The ATLANTA JOURNAL & CONSTITUTION, September 26, 2001
The HARTFORD COURANT (SUNDAY), September 30, 2001;
The MONTREAL GAZETTE, September 29, 2001
Distributed through the LOS ANGELES TIMES–WASHINGTON POST News Syndicate
“A ‘War on Terrorism’ and the Betrayal of Southern Sudan
by Eric Reeves
America has begun an arduous “war on terrorism,” and the justice of our cause can hardly be disputed. But one of the ugliest consequences of such a war will be the betrayal of moral principle amidst the fierce lust for intelligence about various terrorist groups. For some of the intelligence offered to the US will come from regimes that are themselves complicit in terrorism. And they will offer the intelligence we want only if we abandon people and causes deserving of our profoundest national commitment. Nowhere is this truer than in Sudan.
Sudan’s ongoing agony is simply unimaginable. The extremist National Islamic Front regime in Khartoum has for over a decade waged a brutal war against the African peoples of southern Sudan, who follow traditional religions or Christian faiths. This regime has repeatedly declared a “jihad” against the south, engaging in compulsory Islamization and attempting to impose “shari’a” (Islamic law). Khartoum also wishes to control the abundant natural resources of the south. In the most recent phase of Sudan’s civil war, more than 2 million human beings have perished, overwhelmingly civilians in the south. As many as 5 million more have been uprooted. Colin Powell declared to Congress last spring that “there is perhaps no greater tragedy on the face of the earth than Sudan.”
The war conducted by Khartoum is itself a fearsome campaign of terror.

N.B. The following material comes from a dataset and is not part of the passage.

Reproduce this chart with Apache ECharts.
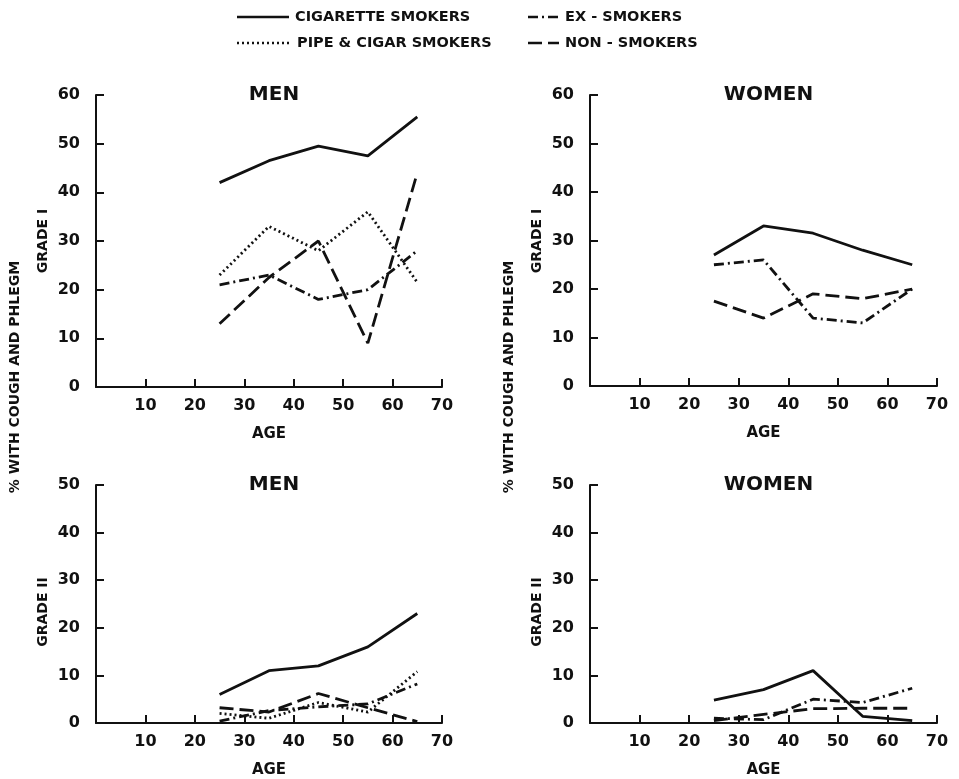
<!DOCTYPE html>
<html>
<head>
<meta charset="utf-8">
<script src="https://cdn.jsdelivr.net/npm/echarts@6/dist/echarts.min.js"></script>
<style>
  html, body { margin: 0; padding: 0; background: #fff; }
  #chart { width: 959px; height: 779px; }
</style>
</head>
<body>
<div id="chart"></div>
<script>
// 年龄组中点
const ages = [25, 35, 45, 55, 65];
const xTicks = [10, 20, 30, 40, 50, 60, 70];

// Grade I
const menG1Cig = [42, 46.5, 49.5, 47.5, 55.5];
const menG1Pipe = [23, 33, 28, 36, 21.5];
const menG1Ex = [21, 23, 18, 20, 28];
const menG1Non = [13, 22.5, 30, 9, 44];
const womenG1Cig = [27, 33, 31.5, 28, 25];
const womenG1Ex = [25, 26, 14, 13, 20];
const womenG1Non = [17.5, 14, 19, 18, 20];

// Grade II
const menG2Cig = [6, 11, 12, 16, 23];
const menG2Pipe = [2, 1, 4.3, 2.3, 10.8];
const menG2Ex = [0.4, 2.6, 3.4, 4, 8.2];
const menG2Non = [3.2, 2.3, 6.2, 3.2, 0.3];
const womenG2Cig = [4.8, 7, 11, 1.4, 0.5];
const womenG2Ex = [1, 0.7, 5, 4.3, 7.3];
const womenG2Non = [0.5, 1.8, 3, 3.1, 3.1];

const legendNames = ['CIGARETTE SMOKERS', 'EX - SMOKERS', 'PIPE & CIGAR SMOKERS', 'NON - SMOKERS'];
const panelTitles = ['MEN', 'WOMEN', 'MEN', 'WOMEN'];

const FONT = 'DejaVu Sans';
const INK = '#111';
const dash = {
  cig: 'solid',
  pipe: [2, 3],
  ex: [10, 4, 2, 4],
  non: [14, 6]
};

const grids = [
  { left: 96, top: 95, width: 346, height: 292 },
  { left: 590, top: 95, width: 347, height: 291 },
  { left: 96, top: 485, width: 346, height: 242 },
  { left: 590, top: 485, width: 347, height: 241 }
];
const yMax = [60, 60, 50, 50];

const xAxes = grids.map((g, i) => ({
  type: 'value', gridIndex: i, min: 0, max: 70, interval: 10,
  name: 'AGE', nameLocation: 'middle', nameGap: 40,
  nameTextStyle: { fontFamily: FONT, fontWeight: 'bold', fontSize: 15, color: INK },
  axisLine: { lineStyle: { color: INK, width: 2 } },
  axisTick: { inside: true, length: 8, lineStyle: { color: INK, width: 2 } },
  axisLabel: {
    margin: 11, fontFamily: FONT, fontWeight: 'bold', fontSize: 16, color: INK,
    formatter: v => (xTicks.indexOf(v) >= 0 ? String(v) : '')
  },
  splitLine: { show: false }
}));

const yAxes = grids.map((g, i) => ({
  type: 'value', gridIndex: i, min: 0, max: yMax[i], interval: 10,
  axisLine: { show: true, lineStyle: { color: INK, width: 2 } },
  axisTick: { show: true, inside: true, length: 8, lineStyle: { color: INK, width: 2 } },
  axisLabel: { margin: 16, fontFamily: FONT, fontWeight: 'bold', fontSize: 16, color: INK },
  splitLine: { show: false }
}));

function line(name, vals, idx, type) {
  return {
    name: name, type: 'line', xAxisIndex: idx, yAxisIndex: idx,
    data: ages.map((a, k) => [a, vals[k]]),
    symbol: 'none', silent: true, animation: false,
    lineStyle: { color: INK, width: 2.8, type: type, cap: 'butt' }
  };
}

const series = [
  line(legendNames[0], menG1Cig, 0, dash.cig),
  line(legendNames[2], menG1Pipe, 0, dash.pipe),
  line(legendNames[1], menG1Ex, 0, dash.ex),
  line(legendNames[3], menG1Non, 0, dash.non),
  line(legendNames[0], womenG1Cig, 1, dash.cig),
  line(legendNames[1], womenG1Ex, 1, dash.ex),
  line(legendNames[3], womenG1Non, 1, dash.non),
  line(legendNames[0], menG2Cig, 2, dash.cig),
  line(legendNames[2], menG2Pipe, 2, dash.pipe),
  line(legendNames[1], menG2Ex, 2, dash.ex),
  line(legendNames[3], menG2Non, 2, dash.non),
  line(legendNames[0], womenG2Cig, 3, dash.cig),
  line(legendNames[1], womenG2Ex, 3, dash.ex),
  line(legendNames[3], womenG2Non, 3, dash.non)
];

const titles = grids.map((g, i) => ({
  text: panelTitles[i],
  left: g.left + g.width / 2, top: g.top - 15, textAlign: 'center',
  textStyle: { fontFamily: FONT, fontWeight: 'bold', fontSize: 20, color: INK }
}));

// 图例 (手画)
function legendItem(x1, x2, y, type, text) {
  return [
    { type: 'line', shape: { x1: x1, y1: y, x2: x2, y2: y },
      style: { stroke: INK, lineWidth: 2.6, lineDash: type === 'solid' ? null : type } },
    { type: 'text', x: x2 + 6, y: y,
      style: { text: text, fill: INK, font: 'bold 14.5px "' + FONT + '"', verticalAlign: 'middle' } }
  ];
}

function vText(x, y, text) {
  return {
    type: 'text', x: x, y: y, rotation: Math.PI / 2,
    style: { text: text, fill: INK, font: 'bold 14px "' + FONT + '"', align: 'center', verticalAlign: 'middle' }
  };
}

const graphics = [].concat(
  legendItem(237, 289, 17, dash.cig, legendNames[0]),
  legendItem(528, 559, 17, dash.ex, legendNames[1]),
  legendItem(237, 291, 43, dash.pipe, legendNames[2]),
  legendItem(528, 559, 43, dash.non, legendNames[3]),
  [
    vText(15, 377, '% WITH COUGH AND PHLEGM'),
    vText(43, 241, 'GRADE I'),
    vText(43, 612, 'GRADE II'),
    vText(509, 377, '% WITH COUGH AND PHLEGM'),
    vText(537, 241, 'GRADE I'),
    vText(537, 612, 'GRADE II')
  ]
);

const chart = echarts.init(document.getElementById('chart'));
chart.setOption({
  backgroundColor: '#fff',
  animation: false,
  title: titles,
  grid: grids,
  xAxis: xAxes,
  yAxis: yAxes,
  series: series,
  graphic: graphics
});
</script>
</body>
</html>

Among the barbarous features of this campaign are the relentless bombings of civilian and humanitarian targets throughout the south; the denial of food aid to starving people as a weapon of war; the abetting of a ghastly trade in human slavery; and massive scorched-earth warfare in the oil regions located primarily in the south.
Revenues from the large oil fields secured by these terrible tactics, and operated by callous foreign oil companies, sustain the Khartoum regime—a regime that the State Department recently declared continues to offer “safe haven [to] members of various groups, including associates of Usama Bin Ladin’s al-Qaida organization.” Indeed, Sudan gave Osama bin Laden safe haven from 1991 to 1996, and offered him numerous lucrative opportunities in construction, banking, and agriculture. He was also allowed to develop elaborate terrorist training bases.
One might think that Sudan’s connection to terrorism, and its genocidal war on the peoples of the south, would make it a high-profile target in the “war on terrorism.” In fact, just the opposite has occurred. How can this be?
Precisely because of its terrorist past, a fearful Khartoum has self-interestedly offered the US some potentially important intelligence leads. Significant—but we shouldn’t forget that the regime suddenly so cooperative has until recently been instrumental in propagating world terrorism. Is this regime to be forgiven all past complicity in terrorism because they have now decided, under the clear threat of American military and diplomatic resolve, to be more cooperative?
This is a tough question for the Bush administration. Perhaps the most telling indication of their answer is the decision to put on hold the Sudan Peace Act. This bill is the only legislative response anywhere in the world that has a chance of pressuring Khartoum to end Sudan’s terrible civil war. Passed overwhelmingly by the House (422 to 2), the Sudan Peace Act would deny those oil companies that are sustaining Khartoum access to US capital markets: they would be de-listed from the New York Stock Exchange.
In addition to pressuring Khartoum to negotiate an end to the world’s most destructive civil conflict, the Sudan Peace Act would also provide continuing non-military pressure on Khartoum to abandon completely its support for terrorism. We must remember that the value of whatever intelligence Khartoum is now providing will be vitiated if there is no long-term pressure on the regime to end what has been over a decade of support for terrorism.
But instead of supporting the Sudan Peace Act, the Bush administration has recently demanded that the House Republican leadership put the bill on indefinite hold. The bill is now in limbo, and the White House seems intent on insuring that it will not emerge before Congress recesses for the year.
No one can dispute the compelling need to combat the deadly scourge of international terrorism. We must defend our nation and the task is a daunting one, given the shadowy existence of our enemies.
But if our commitment to a war on terrorism takes the form of abandoning people like those of southern Sudan; if it entails looking away from longstanding patterns of support for terrorism such as we see in Khartoum; if we lose all sense of proportion and moral commitment in our fight against terrorism, then we will be handing the terrorists of September 11th a victory.
[Eric Reeves, professor of English at Smith College, is completing a book on Sudan.]